This bill directs that the United States Postal Service facility at 1444 Main Street, Ramona, California, be officially known as the "Archie Moore Post Office Building." It contains a single substantive directive plus a clause treating any statutory or documentary reference to the facility as a reference to the new name.
Practically, the measure is ceremonial: it does not change mail delivery, ZIP codes, or operational responsibilities. The main consequences are administrative (signage, internal records, and public references) and budgetary if the Postal Service or local partners pay for name‑change implementation costs.
At a Glance
What It Does
The bill establishes an official name for the USPS facility at a specific street address and adds a references provision that makes existing laws, maps, and documents that mention the facility read as referring to the new name.

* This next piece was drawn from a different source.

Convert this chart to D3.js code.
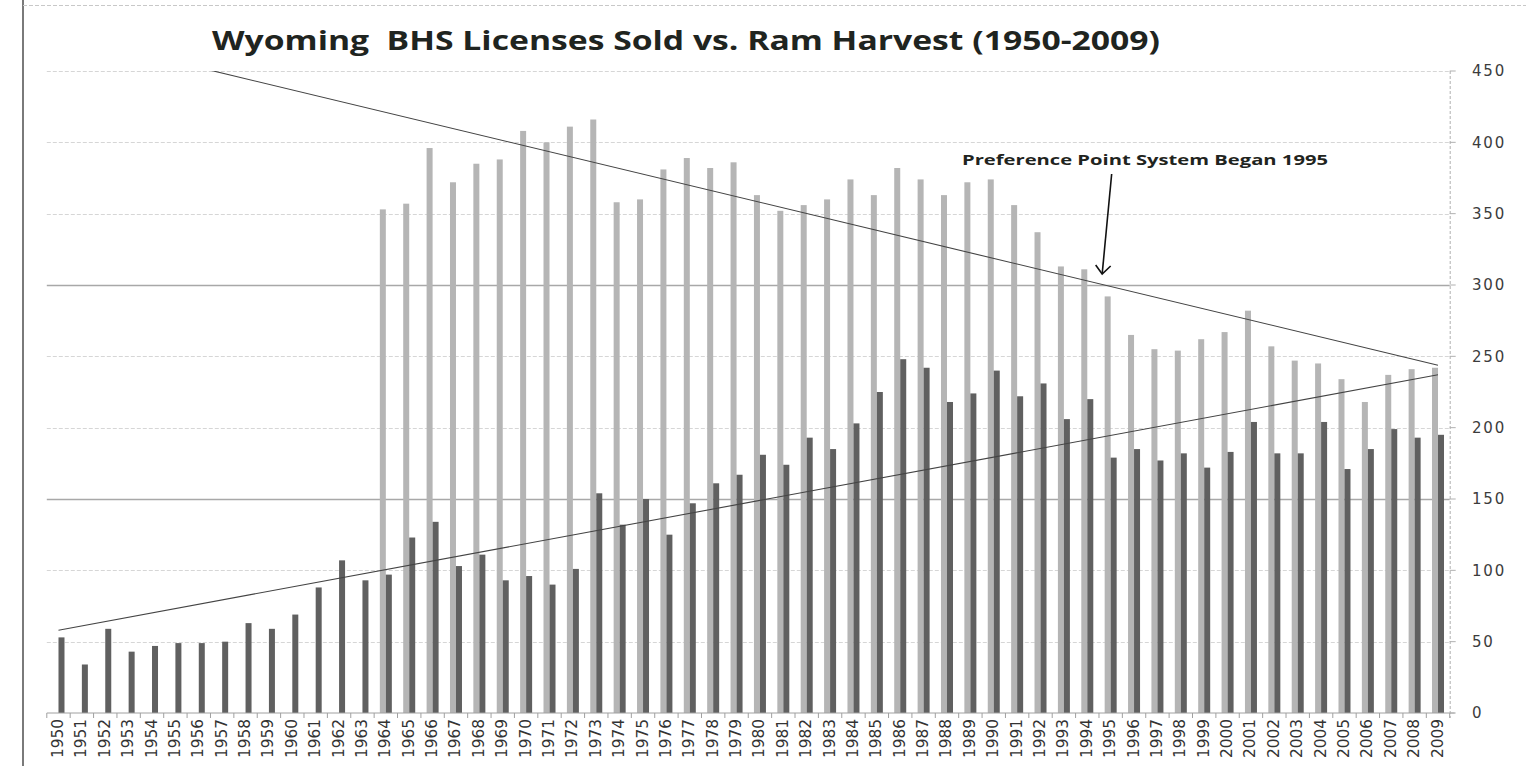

It does not include language authorizing or appropriating funds for implementation.
Who It Affects
Directly affected parties are the Postal Service (for signage and records updates), the Ramona community and local officials (for recognition and ceremonies), and vendors or agencies that publish federal maps and databases. Private mapping and address‑management services will likely update their records as well.
Why It Matters
Naming bills are routine, but they matter because they impose small administrative duties and costs without always providing funding, and they set precedents for congressional recognition of individuals or events. Compliance officers, USPS managers, and municipal leaders should note the operational steps required after enactment.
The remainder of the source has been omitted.